Recorded data.
_ _ _

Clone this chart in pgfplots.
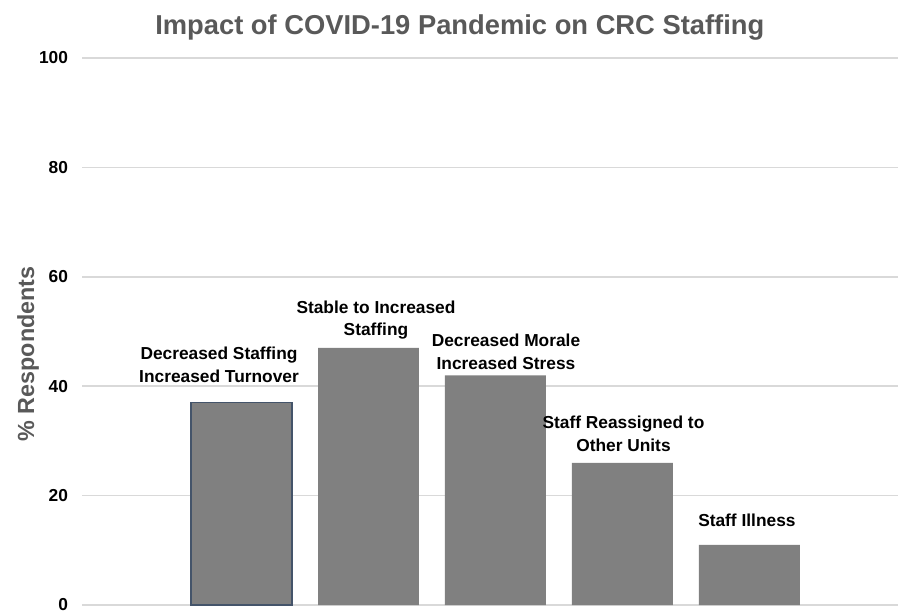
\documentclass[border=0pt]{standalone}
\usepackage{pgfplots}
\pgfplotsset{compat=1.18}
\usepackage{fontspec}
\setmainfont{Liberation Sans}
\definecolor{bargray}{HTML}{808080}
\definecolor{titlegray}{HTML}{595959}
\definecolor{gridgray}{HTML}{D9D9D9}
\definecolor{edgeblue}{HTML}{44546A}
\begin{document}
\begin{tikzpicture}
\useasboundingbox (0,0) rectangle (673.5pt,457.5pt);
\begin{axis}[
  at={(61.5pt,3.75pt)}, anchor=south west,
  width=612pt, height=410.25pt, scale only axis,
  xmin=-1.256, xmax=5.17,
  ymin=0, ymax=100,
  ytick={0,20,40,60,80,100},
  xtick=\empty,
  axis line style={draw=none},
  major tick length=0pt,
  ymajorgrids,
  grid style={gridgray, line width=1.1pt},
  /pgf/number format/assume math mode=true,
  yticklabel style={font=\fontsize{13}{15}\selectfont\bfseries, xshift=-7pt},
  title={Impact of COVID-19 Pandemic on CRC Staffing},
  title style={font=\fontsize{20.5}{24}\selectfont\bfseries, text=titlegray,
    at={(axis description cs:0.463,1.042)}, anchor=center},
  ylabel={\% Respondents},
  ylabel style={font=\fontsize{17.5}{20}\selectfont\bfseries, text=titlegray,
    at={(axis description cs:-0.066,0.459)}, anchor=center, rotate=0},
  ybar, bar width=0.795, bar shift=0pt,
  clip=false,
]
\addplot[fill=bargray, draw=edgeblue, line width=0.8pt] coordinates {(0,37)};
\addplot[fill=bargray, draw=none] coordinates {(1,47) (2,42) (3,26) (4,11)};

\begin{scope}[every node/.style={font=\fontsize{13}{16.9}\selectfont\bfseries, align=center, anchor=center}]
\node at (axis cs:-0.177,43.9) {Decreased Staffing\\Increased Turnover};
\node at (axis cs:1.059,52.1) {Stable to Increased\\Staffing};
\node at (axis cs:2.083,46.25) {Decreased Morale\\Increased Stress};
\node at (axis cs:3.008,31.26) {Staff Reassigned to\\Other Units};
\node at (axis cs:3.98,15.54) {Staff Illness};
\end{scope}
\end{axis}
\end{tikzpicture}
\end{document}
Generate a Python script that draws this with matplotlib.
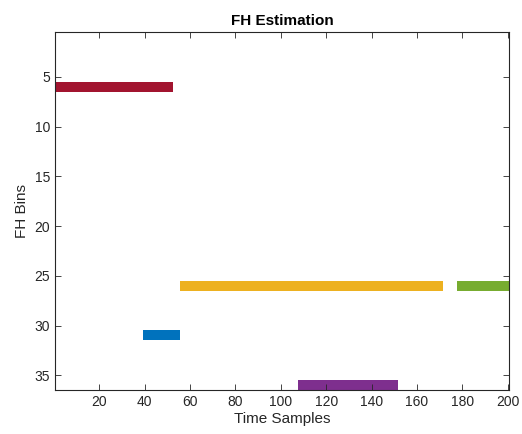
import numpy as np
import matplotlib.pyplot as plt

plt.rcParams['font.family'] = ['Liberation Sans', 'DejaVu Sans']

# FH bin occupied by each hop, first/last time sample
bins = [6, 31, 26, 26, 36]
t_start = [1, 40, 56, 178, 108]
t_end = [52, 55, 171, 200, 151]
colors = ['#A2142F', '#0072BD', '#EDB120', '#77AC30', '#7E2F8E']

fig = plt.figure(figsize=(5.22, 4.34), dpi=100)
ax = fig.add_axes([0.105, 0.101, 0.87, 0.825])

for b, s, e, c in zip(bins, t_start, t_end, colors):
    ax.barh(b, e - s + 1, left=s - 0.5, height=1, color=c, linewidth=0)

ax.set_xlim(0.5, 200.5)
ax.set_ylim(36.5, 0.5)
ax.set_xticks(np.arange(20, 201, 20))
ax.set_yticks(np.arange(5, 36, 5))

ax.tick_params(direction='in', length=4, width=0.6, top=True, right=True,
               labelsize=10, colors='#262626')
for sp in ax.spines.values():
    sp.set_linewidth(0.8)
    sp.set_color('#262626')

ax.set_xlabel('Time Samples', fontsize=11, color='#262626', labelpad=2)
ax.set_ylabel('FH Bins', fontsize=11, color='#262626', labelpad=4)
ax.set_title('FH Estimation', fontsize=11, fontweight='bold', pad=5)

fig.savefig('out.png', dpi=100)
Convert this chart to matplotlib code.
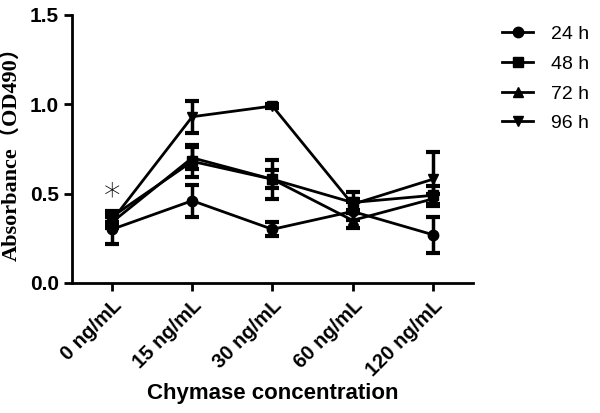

_ _ _

Reproduce each line exactly as it appears, omitting the pictures.

Clone this chart in pgfplots.
\documentclass[border=0pt]{standalone}
\usepackage{pgfplots}
\pgfplotsset{compat=1.18}
\usepackage{fontspec}
\setmainfont{Liberation Sans}
\definecolor{bargray}{HTML}{808080}
\definecolor{titlegray}{HTML}{595959}
\definecolor{gridgray}{HTML}{D9D9D9}
\definecolor{edgeblue}{HTML}{44546A}
\begin{document}
\begin{tikzpicture}
\useasboundingbox (0,0) rectangle (673.5pt,457.5pt);
\begin{axis}[
  at={(61.5pt,3.75pt)}, anchor=south west,
  width=612pt, height=410.25pt, scale only axis,
  xmin=-1.256, xmax=5.17,
  ymin=0, ymax=100,
  ytick={0,20,40,60,80,100},
  xtick=\empty,
  axis line style={draw=none},
  major tick length=0pt,
  ymajorgrids,
  grid style={gridgray, line width=1.1pt},
  /pgf/number format/assume math mode=true,
  yticklabel style={font=\fontsize{13}{15}\selectfont\bfseries, xshift=-7pt},
  title={Impact of COVID-19 Pandemic on CRC Staffing},
  title style={font=\fontsize{20.5}{24}\selectfont\bfseries, text=titlegray,
    at={(axis description cs:0.463,1.042)}, anchor=center},
  ylabel={\% Respondents},
  ylabel style={font=\fontsize{17.5}{20}\selectfont\bfseries, text=titlegray,
    at={(axis description cs:-0.066,0.459)}, anchor=center, rotate=0},
  ybar, bar width=0.795, bar shift=0pt,
  clip=false,
]
\addplot[fill=bargray, draw=edgeblue, line width=0.8pt] coordinates {(0,37)};
\addplot[fill=bargray, draw=none] coordinates {(1,47) (2,42) (3,26) (4,11)};

\begin{scope}[every node/.style={font=\fontsize{13}{16.9}\selectfont\bfseries, align=center, anchor=center}]
\node at (axis cs:-0.177,43.9) {Decreased Staffing\\Increased Turnover};
\node at (axis cs:1.059,52.1) {Stable to Increased\\Staffing};
\node at (axis cs:2.083,46.25) {Decreased Morale\\Increased Stress};
\node at (axis cs:3.008,31.26) {Staff Reassigned to\\Other Units};
\node at (axis cs:3.98,15.54) {Staff Illness};
\end{scope}
\end{axis}
\end{tikzpicture}
\end{document}
Generate a Python script that draws this with matplotlib.
import numpy as np
import matplotlib.pyplot as plt

plt.rcParams['font.family'] = ['Liberation Sans', 'DejaVu Sans']

# FH bin occupied by each hop, first/last time sample
bins = [6, 31, 26, 26, 36]
t_start = [1, 40, 56, 178, 108]
t_end = [52, 55, 171, 200, 151]
colors = ['#A2142F', '#0072BD', '#EDB120', '#77AC30', '#7E2F8E']

fig = plt.figure(figsize=(5.22, 4.34), dpi=100)
ax = fig.add_axes([0.105, 0.101, 0.87, 0.825])

for b, s, e, c in zip(bins, t_start, t_end, colors):
    ax.barh(b, e - s + 1, left=s - 0.5, height=1, color=c, linewidth=0)

ax.set_xlim(0.5, 200.5)
ax.set_ylim(36.5, 0.5)
ax.set_xticks(np.arange(20, 201, 20))
ax.set_yticks(np.arange(5, 36, 5))

ax.tick_params(direction='in', length=4, width=0.6, top=True, right=True,
               labelsize=10, colors='#262626')
for sp in ax.spines.values():
    sp.set_linewidth(0.8)
    sp.set_color('#262626')

ax.set_xlabel('Time Samples', fontsize=11, color='#262626', labelpad=2)
ax.set_ylabel('FH Bins', fontsize=11, color='#262626', labelpad=4)
ax.set_title('FH Estimation', fontsize=11, fontweight='bold', pad=5)

fig.savefig('out.png', dpi=100)
Convert this chart to matplotlib code.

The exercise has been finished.